Greg: For me it's a bit different. I´m not making music all the time, and can't just switch the creativity "on". I need a few days until the flow gets back, but then it's cool. And when it's flowing, everything that disturbs me or is getting me out of the flow is not really welcome, that's the difference. This summer we had a nice time in the mountains near Dresden, surrounded by huge rocks and trees. And no city-noises. Fantastic. And no internet. Even better ;) But only 12 days. For me it could have lasted for two or three months... It is one of my goals in life that one day I'll work 9 Months of the year and then have three completely for music. Oh, and I'd have holidays in that 9 months part, of course ;)

What comes first in your creative process of song making? Do you hear the melodies or feel the lyrics? Or do you go back and forth?

Manu: Oh that's very different. Mostly there's a beat, a sound, a melody and the lyrics in around. But sometimes it's the other way, first the text is there with a story creating a specifc mood and then it leads into the music. But more often it's the first way I think. Sometimes in a later state of the song it goes back and forth. There may be a word, or a rhythm in the vocals wich needs a reaction from the music and so.

Greg: Absolutely.

As team collaborators, what have been the most difficult compromises to been made, regarding lyrics and music? How do you move forward, when something you'd really wanted to be considered, is not mutually felt?

Manu: Yes this things happen quite often. We had cool songs with good vocal melodies but I had absolutely no idea for a text. Ha! What to do? We had songs Greg liked but I said "hey this is simple computer game sound". We had good lyrics but Greg said "this is too dark, I can't identify myself with that". We had a good song but I said "this does not really rock, it bores me". As far as there are enough songs like "Welcome To The World", "Leaving Home" or "Rely" and "Everything", which will be on the next album this is ok. It is part of the process and a process is work. You have to hit this points before it releases flowing energy again. It's life, we have to live with that.

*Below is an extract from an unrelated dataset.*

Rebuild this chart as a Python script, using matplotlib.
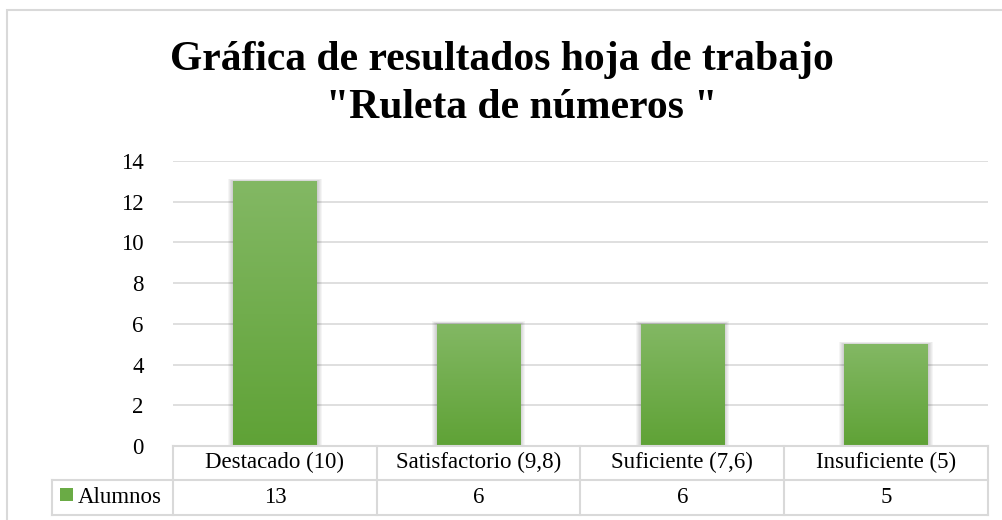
import matplotlib
matplotlib.use("Agg")
import matplotlib.pyplot as plt
import numpy as np
from matplotlib.colors import LinearSegmentedColormap
from matplotlib.patches import Rectangle
from matplotlib.transforms import blended_transform_factory

# ---- data ----
categories = ["Destacado (10)", "Satisfactorio (9,8)", "Suficiente (7,6)", "Insuficiente (5)"]
series_name = "Alumnos"
values = [13, 6, 6, 5]
yticks = [0, 2, 4, 6, 8, 10, 12, 14]
title_lines = ["Gráfica de resultados hoja de trabajo", "\"Ruleta de números \""]

plt.rcParams['font.family'] = ['Liberation Serif', 'DejaVu Serif']

W, H = 1003, 520
fig = plt.figure(figsize=(W / 100, H / 100), dpi=100)

# plot area in pixels
L, R, T, B = 173, 988, 161, 446
ax = fig.add_axes([L / W, (H - B) / H, (R - L) / W, (B - T) / H])

grid_c = '#D9D9D9'
top_c = '#83B864'
bot_c = '#5FA236'
cmap = LinearSegmentedColormap.from_list('g', [bot_c, top_c])
fs = 16.5

x = np.arange(len(categories))
bw = 0.41
bars = ax.bar(x, values, width=bw, color=bot_c, zorder=3)
px_x = 1.0 / ((R - L) / 4)      # data units per pixel in x
px_y = 14.0 / (B - T)           # data units per pixel in y
grad = np.linspace(0, 1, 256).reshape(-1, 1)
for b in bars:
    x0, w, h = b.get_x(), b.get_width(), b.get_height()
    # soft shadow
    for k in range(1, 6):
        ax.add_patch(Rectangle((x0 - k * px_x, 0), w + 2 * k * px_x, h + k * px_y * 0.5,
                               facecolor='black', alpha=0.04, edgecolor='none', zorder=2))
    im = ax.imshow(grad, extent=[x0, x0 + w, 0, h], origin='lower', aspect='auto',
                   cmap=cmap, zorder=4)
    im.set_clip_path(b)

ax.set_xlim(-0.5, 3.5)
ax.set_ylim(0, 14)
ax.set_yticks(yticks)
ax.set_yticklabels([str(t) for t in yticks], fontsize=fs)
ax.tick_params(axis='y', length=0, pad=21)
ax.set_xticks([])
for s in ax.spines.values():
    s.set_visible(False)
ax.yaxis.grid(True, color=grid_c, linewidth=1.2, zorder=0)
ax.set_axisbelow(True)

# ---- data table ----
ah = B - T
def ay(py):
    return (B - py) / ah  # pixel y -> axes fraction

r0, r1, r2 = 446, 479.5, 515
tr = blended_transform_factory(ax.transData, ax.transAxes)
lw = 1.5
leg_left = (52 - L) / (R - L)
ax.plot([-0.5, 3.5], [ay(r0), ay(r0)], transform=tr, color=grid_c, lw=lw, clip_on=False, zorder=5)
ax.plot([leg_left, 1], [ay(r1), ay(r1)], transform=ax.transAxes, color=grid_c, lw=lw, clip_on=False)
ax.plot([leg_left, 1], [ay(r2), ay(r2)], transform=ax.transAxes, color=grid_c, lw=lw, clip_on=False)
for xv in np.arange(-0.5, 4.0, 1.0):
    ax.plot([xv, xv], [ay(r0), ay(r2)], transform=tr, color=grid_c, lw=lw, clip_on=False)
ax.plot([leg_left, leg_left], [ay(r1), ay(r2)], transform=ax.transAxes, color=grid_c, lw=lw, clip_on=False)

for i, (c, v) in enumerate(zip(categories, values)):
    ax.text(i, ay((r0 + r1) / 2), c, transform=tr, ha='center', va='center', fontsize=fs)
    ax.text(i, ay((r1 + r2) / 2), str(v), transform=tr, ha='center', va='center', fontsize=fs)

# legend key in table
ax.add_patch(Rectangle(((60 - L) / (R - L), ay(501)), 13 / (R - L), 13 / ah,
                       transform=ax.transAxes, facecolor='#6AAB45', edgecolor='none', clip_on=False))
ax.text((78 - L) / (R - L), ay((r1 + r2) / 2), series_name, transform=ax.transAxes,
        ha='left', va='center', fontsize=fs)

# title (two lines, placed separately to match line spacing)
t1 = fig.text(0.5, (H - 70) / H, title_lines[0], ha='center', va='baseline', fontsize=30, fontweight='bold')
t2 = fig.text(0.5, (H - 118) / H, title_lines[1], ha='left', va='baseline', fontsize=30, fontweight='bold')
fig.canvas.draw()
bb = t2.get_window_extent()
t2.set_x((522 - bb.width / 2) / W)

# outer chart border (right/bottom edges are outside the picture)
fig.add_artist(Rectangle((7 / W, -0.1), 1.2, (H - 10) / H + 0.1, transform=fig.transFigure,
                         facecolor='none', edgecolor=grid_c, lw=1.5))

fig.savefig('out.png', dpi=100)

Greg: That's right. And when we work on new songs, we put "placeholder" lyrics in them, to have a rough idea how to arrange the songs. Of course it is then very difficult to create the final vocals, having heard the placeholders so often... And as we are not living in the same town, and we both have a "normal" live, it gets even more tricky to get to a result! And sometimes we feel or interpret a whole song in a completely different way, we often have different opinions on how it should sound. Then talking helps, we find a compromise, and when the song still works, well, thats collaboration. If not, it's computer game music. Well, not really. But maybe we should try ;) The hardest thing is to speak about it without offending, and of course not to take offense.